Monday, October 22, 2007

Potter's Field: I feel like I missed most of the season

Hey, new review below! But first, I've got reviews of The Umbrella Academy: Apocalypse Suite #2 and The Programme #4 up over at Silver Bullet. Enjoy!

Potter's Field #2 (of 3)
Written by Mark Waid
Art by Paul Azaceta

When I looked at the first issue of Potter's Field, I likened it to a TV series, similar to police/crime procedurals like CSI or Cold Case. Well, if that issue was the pilot episode of the series, this second installment is like the first part of a two-part season finale. It works okay, but it might have been better if we had had several interstitial episodes to get the audience used to the concept, and maybe introduce some recurring characters other than the protagonist. Maybe Mark Waid and Boom! are testing the waters to see if a series like this will sell, but I would think it would have more appeal if the stories had room to breathe, setting up a status quo so readers will be more shocked when it is disrupted.

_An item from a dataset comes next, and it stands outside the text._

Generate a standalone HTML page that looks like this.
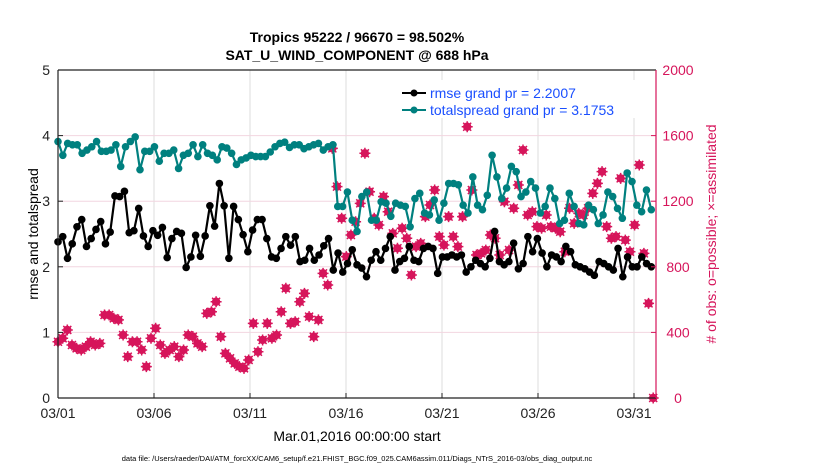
<!DOCTYPE html>
<html><head><meta charset="utf-8"><style>
body{margin:0;background:#fff;}
svg{font-family:"Liberation Sans",sans-serif;}
</style></head><body>
<svg id="chart" width="830" height="470" viewBox="0 0 830 470">
<g id="grid"></g>
<g id="marks"></g>
<g id="axes"></g>
<text x="357" y="42" text-anchor="middle" font-size="14" font-weight="bold">Tropics 95222 / 96670 = 98.502%</text>
<text x="357" y="60" text-anchor="middle" font-size="14" font-weight="bold">SAT_U_WIND_COMPONENT @ 688 hPa</text>
<text transform="translate(38,234) rotate(-90)" text-anchor="middle" font-size="14">rmse and totalspread</text>
<text transform="translate(716,234) rotate(-90)" text-anchor="middle" font-size="14" fill="#d6155b"># of obs: o=possible; ×=assimilated</text>
<text x="357" y="441" text-anchor="middle" font-size="14">Mar.01,2016 00:00:00 start</text>
<text x="357" y="461" text-anchor="middle" font-size="7.5">data file: /Users/raeder/DAI/ATM_forcXX/CAM6_setup/f.e21.FHIST_BGC.f09_025.CAM6assim.011/Diags_NTrS_2016-03/obs_diag_output.nc</text>
<g>
<rect x="392" y="80" width="256" height="38" fill="#fff"/>
<g><line x1="402" y1="93" x2="426" y2="93" stroke="#000" stroke-width="2"/><circle cx="414" cy="93" r="3.5" fill="#000"/><text x="430" y="98" font-size="14" fill="#1a4fff">rmse grand pr = 2.2007</text></g>
<g><line x1="402" y1="110" x2="426" y2="110" stroke="#00807f" stroke-width="2"/><circle cx="414" cy="110" r="3.5" fill="#00807f"/><text x="430" y="115" font-size="14" fill="#1a4fff">totalspread grand pr = 3.1753</text></g>
</g>
</svg>
<script>
const rmse=[2.38,2.46,2.13,2.35,2.61,2.72,2.31,2.43,2.57,2.69,2.35,2.53,3.08,3.07,3.15,2.52,2.55,2.89,2.47,2.31,2.55,2.48,2.60,2.14,2.43,2.54,2.51,1.99,2.15,2.48,2.16,2.47,2.93,2.62,3.27,2.93,2.13,2.92,2.72,2.49,2.23,2.56,2.72,2.72,
2.43,2.15,2.13,2.28,2.46,2.33,2.46,2.08,2.10,2.28,2.10,2.18,2.32,2.43,1.95,2.21,1.92,2.05,2.26,2.03,1.98,1.85,2.10,2.23,2.10,2.28,2.46,1.95,2.08,2.13,2.31,2.10,2.08,2.28,2.31,2.28,1.90,2.15,2.15,2.18,
2.15,2.18,1.92,2.00,2.10,2.05,2.00,2.13,2.54,2.08,2.03,2.08,2.36,1.97,2.05,2.46,2.23,2.43,2.21,2.00,2.18,2.15,2.08,2.31,2.23,2.03,2.00,1.97,1.92,1.87,2.08,2.05,2.00,1.95,2.28,1.85,2.15,2.00,2.00,2.15,2.05,2.00];
const spread=[3.91,3.70,3.88,3.86,3.86,3.73,3.78,3.83,3.91,3.76,3.76,3.78,3.86,3.53,3.83,3.91,3.98,3.48,3.76,3.76,3.83,3.61,3.73,3.73,3.78,3.50,3.70,3.73,3.86,3.68,3.86,3.73,3.70,3.63,3.83,3.81,3.73,3.56,3.63,3.66,3.70,3.68,3.68,3.68,
3.75,3.83,3.88,3.90,3.82,3.86,3.86,3.80,3.83,3.86,3.88,3.78,3.83,3.86,
2.92,2.92,3.14,2.71,2.54,3.07,3.14,2.71,2.71,2.99,2.97,2.77,2.97,2.94,2.92,2.61,3.04,3.12,2.82,2.79,3.02,2.71,2.97,3.27,
3.27,3.25,2.94,2.82,3.37,2.94,2.87,3.09,3.70,3.37,3.04,3.20,3.53,3.45,3.07,3.14,3.30,3.20,2.82,2.92,3.20,3.04,2.66,2.71,3.12,2.92,2.66,2.64,2.94,2.87,2.66,2.79,3.14,3.07,2.89,2.74,3.43,3.30,2.94,2.84,3.17,2.87];
const obs=[343,364,415,323,303,293,313,343,323,333,506,506,486,476,384,252,343,343,293,191,364,425,323,272,293,313,252,293,384,374,333,313,516,526,587,374,272,242,211,191,181,232,455,282,
354,455,364,384,526,669,455,465,587,638,496,374,476,760,689,1522,1289,1096,862,994,1075,1187,1492,1258,1096,1055,1228,1136,1004,913,1035,974,750,923,943,1106,1177,1268,984,933,1106,
984,923,1106,1654,1268,872,882,902,994,974,872,1197,902,1157,1299,1512,1116,1136,1045,1035,1116,1045,1035,1014,892,1157,1065,1126,1116,1157,1248,1309,1380,1045,974,984,1339,963,892,1055,1421,882,577,0];
const leftTicks=[0,1,2,3,4,5];
const rightTicks=[0,400,800,1200,1600,2000];
const dateLabels=["03/01","03/06","03/11","03/16","03/21","03/26","03/31"];
const dateDays=[0,5,10,15,20,25,30];

const X0=58,X1=656,Y0=398,Y1=70,PXDAY=19.2;
const xDay=d=>X0+d*PXDAY;
const yL=v=>Y0-(v/5)*(Y0-Y1);
const yR=v=>Y0-(v/2000)*(Y0-Y1);
const NS="http://www.w3.org/2000/svg";
function mk(tag,attrs,parent){const e=document.createElementNS(NS,tag);for(const k in attrs)e.setAttribute(k,attrs[k]);parent.appendChild(e);return e;}
const grid=document.getElementById('grid'),marks=document.getElementById('marks'),axes=document.getElementById('axes');

dateDays.forEach((d,i)=>{
  const gl=mk('line',{x1:xDay(d),x2:xDay(d),y1:Y1,y2:Y0,stroke:'#dcdcdc','stroke-width':1},grid);
  
  
  const t=mk('line',{x1:xDay(d),x2:xDay(d),y1:Y0,y2:Y0-5,stroke:'#222'},axes);
  
  
  const l=mk('text',{x:xDay(d),y:Y0+20,'text-anchor':'middle','font-size':14,fill:'#222'},axes);
  l.textContent=dateLabels[i];
  
  
});
leftTicks.forEach(v=>{
  if(v>0&&v<5){const gl=mk('line',{x1:X0,x2:X1,y1:yL(v),y2:yL(v),stroke:'#f2d6e0','stroke-width':1},grid);
  
  }
  const t=mk('line',{x1:X0,x2:X0+5,y1:yL(v),y2:yL(v),stroke:'#222'},axes);
  
  
  const l=mk('text',{x:X0-8,y:yL(v)+5,'text-anchor':'end','font-size':14,fill:'#222'},axes);
  l.textContent=v;
  
  
});
rightTicks.forEach(v=>{
  const t=mk('line',{x1:X1-5,x2:X1,y1:yR(v),y2:yR(v),stroke:'#d6155b'},axes);
  
  
  const l=mk('text',{x:X1+22,y:yR(v)+5,'text-anchor':'middle','font-size':14,fill:'#d6155b'},axes);
  l.textContent=v;
  
  
});
let a=mk('line',{x1:X0,x2:X0,y1:Y1,y2:Y0,stroke:'#222','stroke-width':1.2},axes);


a=mk('line',{x1:X0,x2:X1,y1:Y0,y2:Y0,stroke:'#222','stroke-width':1.2},axes);


a=mk('line',{x1:X0,x2:X1,y1:Y1,y2:Y1,stroke:'#222','stroke-width':1.2},axes);


a=mk('line',{x1:X1,x2:X1,y1:Y1,y2:Y0,stroke:'#d6155b','stroke-width':1.2},axes);



const obsStep=31/(obs.length-1);
obs.forEach((v,i)=>{
  const cx=xDay(i*obsStep),cy=yR(v);
  const g=mk('g',{},marks);
  
  
  mk('circle',{cx:cx,cy:cy,r:4.2,fill:'#d6155b'},g);
  mk('path',{d:`M${cx-5.5},${cy}H${cx+5.5}M${cx},${cy-5.5}V${cy+5.5}M${cx-4},${cy-4}L${cx+4},${cy+4}M${cx-4},${cy+4}L${cx+4},${cy-4}`,stroke:'#d6155b','stroke-width':1.5},g);
});
function series(vals,color,name){
  const step=30.9/(vals.length-1);
  const pts=vals.map((v,i)=>[xDay(i*step),yL(v)]);
  const p=mk('polyline',{points:pts.map(q=>q.join(',')).join(' '),fill:'none',stroke:color,'stroke-width':2.2,'stroke-linejoin':'round'},marks);
  
  
  pts.forEach(q=>{
    const c=mk('circle',{cx:q[0],cy:q[1],r:3.8,fill:color},marks);
    
    
  });
}
series(spread,'#00807f','totalspread');
series(rmse,'#000','rmse');
</script>
</body></html>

That said, it's still a pretty good episode, with John Doe going about one of his usual investigations, only to get caught up in the manipulations of organized criminals. Waid does a good job of keeping readers guessing as to what will happen, with the machinations of the plot falling into place quite satisfyingly and still ending on a cliffhanger that leaves one eagerly awaiting the resolution in the final issue.

Paul Azaceta continues to deliver a gritty atmosphere, defining his characters very well and contributing a dynamic action sequence. I still really like the "action lines" he uses to show movements or reactions; they stand out starkly against the more realistic images, adding a unique feel to the art. It's a nice package; really, my only complaint is that it isn't a longer series. Maybe Waid and company will continue with a sequel if it sells well; I think comics could use more variation in the material that is published, and the crime genre seems quite natural. Now the publishers just need to get this into the hands of people that will like it...

This review was based on a complimentary electronic review copy provided by the publisher.